| |
4.5.1 N-Best Generation
Until this point, we have only been determining the best hypothesis
for an utterance. What if we need to determine the ten or twenty best
hypotheses? Of course the software makes many other "guesses", but we
usually only need to know the best guess. For this experiment, we will
generate the five best hypotheses and store the results in a transcription
database.
Go to the directory
$ISIP_TUTORIAL/sections/s04/s04_05_p01/
Run the command:
isip_recognize -parameter_file params_decode.sof -list $ISIP_TUTORIA./databases/lists/identifiers_test.sof -verbose ALL
This will produce the following output:
Command: isip_recognize -parameter_file params_decode.sof -list $ISIP_TUTORIA./databases/lists/identifiers_test.sof -verbose ALL
Version: 1.16 (not released) 2002/09/25 00:20:53
loading front-end: ../../recipes/frontend.sof
loading language model: ../../models/lm_model_update.sof
loading acoustic model: ../../models/ac_model_update.sof
loading audio database: ./audio_db.sof
opening the output file: ./hypo.out
processing file 1 (st_9z59362a): ../../features/st_9z59362a.sof
ref:
hyp[1]: NINE ZERO FIVE NINE THREE SIX TWO
score[1]: -18749.466796875 frames: 294
ref:
hyp[2]: NINE ZERO FOUR NINE THREE SIX TWO
score[2]: -18750.454832132 frames: 294
ref:
hyp[3]: NINE ZERO FIVE NINE THREE SIX SIX
score[3]: -18751.543258765 frames: 294
ref:
hyp[4]: FIVE ZERO FIVE NINE THREE SIX TWO
score[4]: -18753.238435132 frames: 294
ref:
hyp[5]: FIVE ZERO FIVE THREE THREE SIX TWO
score[5]: -18755.321462354 frames: 294
processed 1 file(s) successfully, attempted 1 file(s), 294 frame(s)

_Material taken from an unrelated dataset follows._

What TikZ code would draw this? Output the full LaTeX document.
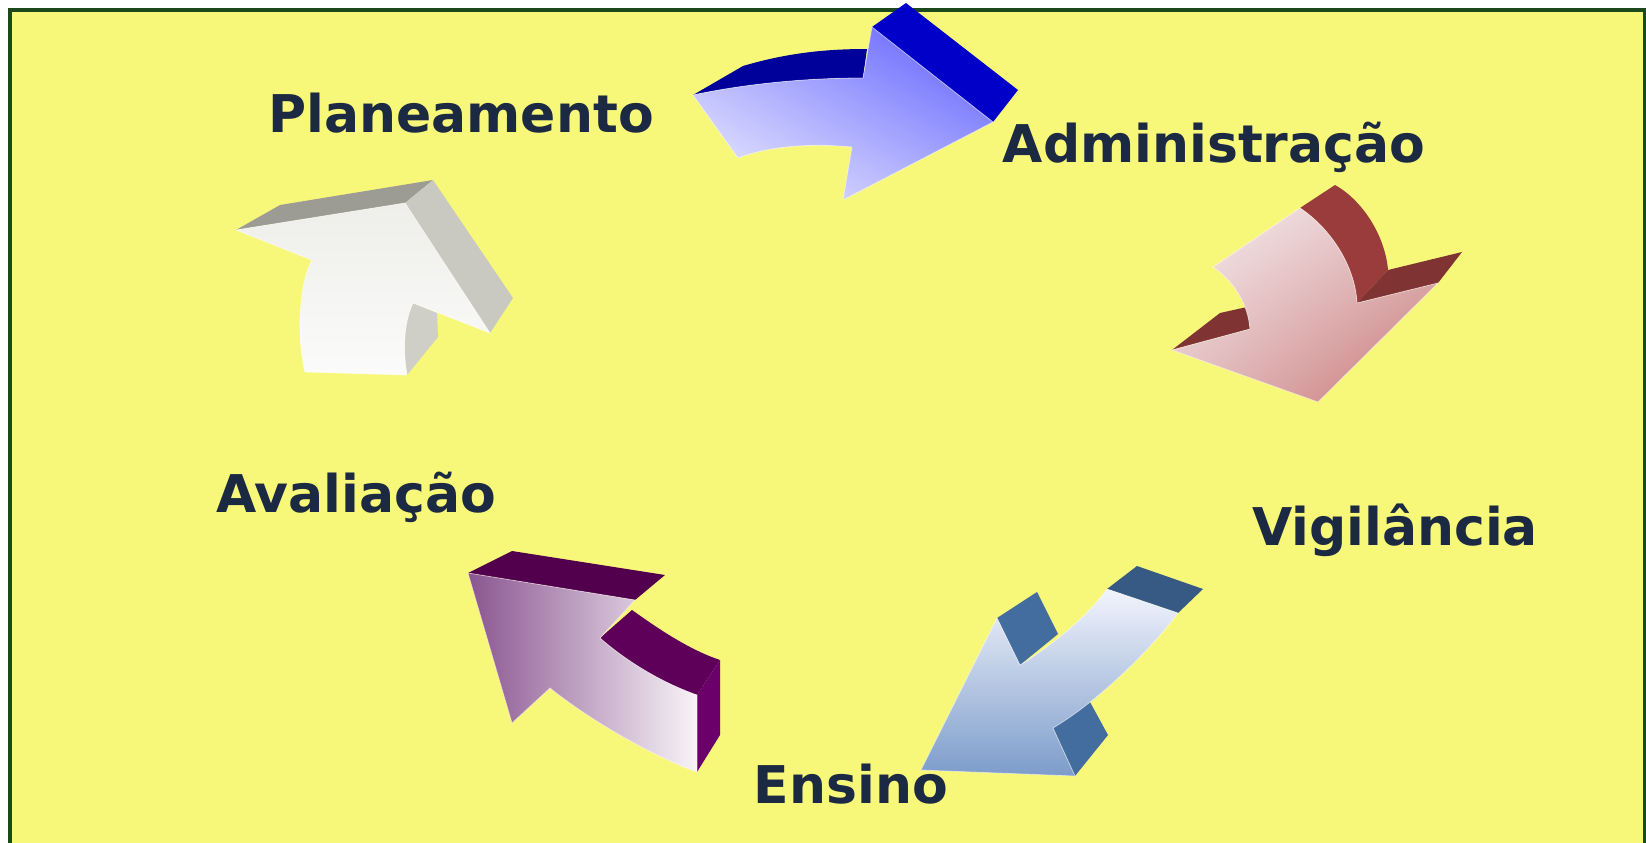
\documentclass[tikz,border=0pt]{standalone}
\usepackage{fontspec}
\setmainfont{DejaVu Sans}
\usepackage{tikz}
\usetikzlibrary{shadings}

\definecolor{bg}{RGB}{247,247,122}
\definecolor{frame}{RGB}{28,72,28}
\definecolor{ink}{RGB}{28,41,66}
\definecolor{adm1}{RGB}{0,0,154}
\definecolor{adm2}{RGB}{0,0,200}
\definecolor{admL}{RGB}{244,244,255}
\definecolor{admM}{RGB}{170,170,255}
\definecolor{admD}{RGB}{88,88,255}
\definecolor{vig1}{RGB}{154,60,60}
\definecolor{vig2}{RGB}{127,51,51}
\definecolor{vigL}{RGB}{248,240,242}
\definecolor{vigM}{RGB}{226,190,192}
\definecolor{vigD}{RGB}{200,116,116}
\definecolor{ens1}{RGB}{55,90,132}
\definecolor{ens2}{RGB}{67,108,159}
\definecolor{ensL}{RGB}{242,244,252}
\definecolor{ensD}{RGB}{124,156,203}
\definecolor{ava1}{RGB}{82,0,77}
\definecolor{ava2}{RGB}{94,0,90}
\definecolor{ava3}{RGB}{108,0,106}
\definecolor{avaL}{RGB}{248,244,248}
\definecolor{avaD}{RGB}{138,85,144}
\definecolor{pla1}{RGB}{156,156,148}
\definecolor{pla2}{RGB}{201,201,193}
\definecolor{pla3}{RGB}{207,207,200}
\definecolor{plaT}{RGB}{238,238,234}
\definecolor{plaB}{RGB}{251,251,251}

\begin{document}
\begin{tikzpicture}[x=0.5pt,y=-0.5pt,
		lbl/.style={anchor=base,text=ink,font=\fontsize{26}{30}\selectfont\bfseries,inner sep=0pt},
		face/.style={draw=white,draw opacity=0.5,line width=0.4pt}]
		\useasboundingbox (0,0) rectangle (1646,842);
		\fill[white] (0,0) rectangle (1646,842);
		\filldraw[fill=bg,draw=frame,line width=1.6pt] (10,10) rectangle (1645,880);
		% Planeamento -> Administracao
		\fill[adm1] (693,95) -- (743,66) .. controls (790,52) and (830,49) .. (867,49) -- (863,78) .. controls (800,78) and (740,85) .. (693,95) -- cycle;
		\fill[adm2] (872,27) -- (906,3) -- (1018,90) -- (993,122) -- cycle;
		\shade[face,lower left=admL,upper right=admD,upper left=admM,lower right=admM] (693,95) .. controls (740,85) and (800,78) .. (863,78) -- (872,27) -- (993,122) -- (843,200) -- (852,147) .. controls (810,143) and (770,146) .. (738,158) -- cycle;
		% Administracao -> Vigilancia
		\fill[vig1] (1300,208) -- (1335,185) .. controls (1362,200) and (1385,235) .. (1388,270) -- (1357,303) .. controls (1355,265) and (1330,228) .. (1300,208) -- cycle;
		\fill[vig2] (1357,303) -- (1388,270) -- (1462,252) -- (1438,283) -- cycle;
		\fill[vig2] (1172,350) -- (1220,313) -- (1247,307) -- (1250,329) -- cycle;
		\shade[face,upper left=vigL,lower right=vigD,upper right=vigM,lower left=vigM] (1300,208) .. controls (1330,228) and (1355,265) .. (1357,303) -- (1438,283) -- (1318,402) -- (1172,350) -- (1250,329) .. controls (1248,305) and (1235,282) .. (1213,267) -- cycle;
		% Vigilancia -> Ensino
		\fill[ens1] (1107,589) -- (1137,566) -- (1203,589) -- (1178,613) -- cycle;
		\fill[ens2] (997,618) -- (1037,592) -- (1058,634) -- (1020,665) -- cycle;
		\fill[ens2] (1053,728) -- (1090,702) -- (1108,735) -- (1075,776) -- cycle;
		\shade[face,top color=ensL,bottom color=ensD] (1107,589) -- (1178,613) .. controls (1150,650) and (1100,700) .. (1053,728) -- (1075,776) -- (921,770) -- (997,618) -- (1020,665) .. controls (1045,650) and (1085,620) .. (1107,589) -- cycle;
		% Ensino -> Avaliacao
		\fill[ava1] (468,573) -- (512,551) -- (665,575) -- (635,600) -- cycle;
		\fill[ava2] (632,610) -- (600,638) .. controls (625,660) and (660,682) .. (697,695) -- (720,660) .. controls (690,650) and (660,630) .. (632,610) -- cycle;
		\fill[ava3] (697,695) -- (720,660) -- (720,735) -- (697,772) -- cycle;
		\shade[face,left color=avaD,right color=avaL] (468,573) -- (635,600) -- (600,638) .. controls (625,660) and (660,682) .. (697,695) -- (697,772) .. controls (650,755) and (590,720) .. (550,688) -- (512,723) -- cycle;
		% Avaliacao -> Planeamento
		\fill[pla1] (236,230) -- (280,205) -- (433,180) -- (405,203) -- cycle;
		\fill[pla2] (405,203) -- (433,180) -- (513,298) -- (490,333) -- cycle;
		\fill[pla3] (413,303) -- (437,313) -- (438,337) -- (407,375) .. controls (402,345) and (405,320) .. (413,303) -- cycle;
		\shade[face,top color=plaT,bottom color=plaB] (236,230) -- (405,203) -- (490,333) -- (413,303) .. controls (405,320) and (402,345) .. (407,375) -- (305,372) .. controls (297,340) and (298,285) .. (312,260) -- cycle;
		\node[lbl] (P) at (461,132) {Planeamento};
		\node[lbl] (A) at (1214,162) {Administração};
		\node[lbl] (V) at (1395,545) {Vigilância};
		\node[lbl] (E) at (851,803) {Ensino};
		\node[lbl] (AV) at (356,512) {Avaliação};
\end{tikzpicture}
\end{document}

In this experiment, the output file contains N best hypotheses
instead of just one best hypothesis. The score values indicate the
likelihood of each of the N best hypotheses. The lower the likelihood,
the lower the confidence is about a hypothesis. Note that the best
hypothesis has the best overall likelihood.
As discussed above, the output generated by N-Best begins with the
best hypothesis followed by other possibilities in decreasing
likelihood. This output format consisting of a list of hypotheses is
commomly known as a N-best list. N-best lists are popular because they
can be postprocessed by many natural language processing tools, and
can be reordered based on their grammatical and semantic content. The
N-best lists are also popular in the hybrid HMM-SVM based systems. In
such systems, the first recognition pass is performed using the
conventional continuous density HMM based system to generate the
N-best lists. These N-best lists are then used to perform a second
recognition pass using an SVM based system.
|
| |
|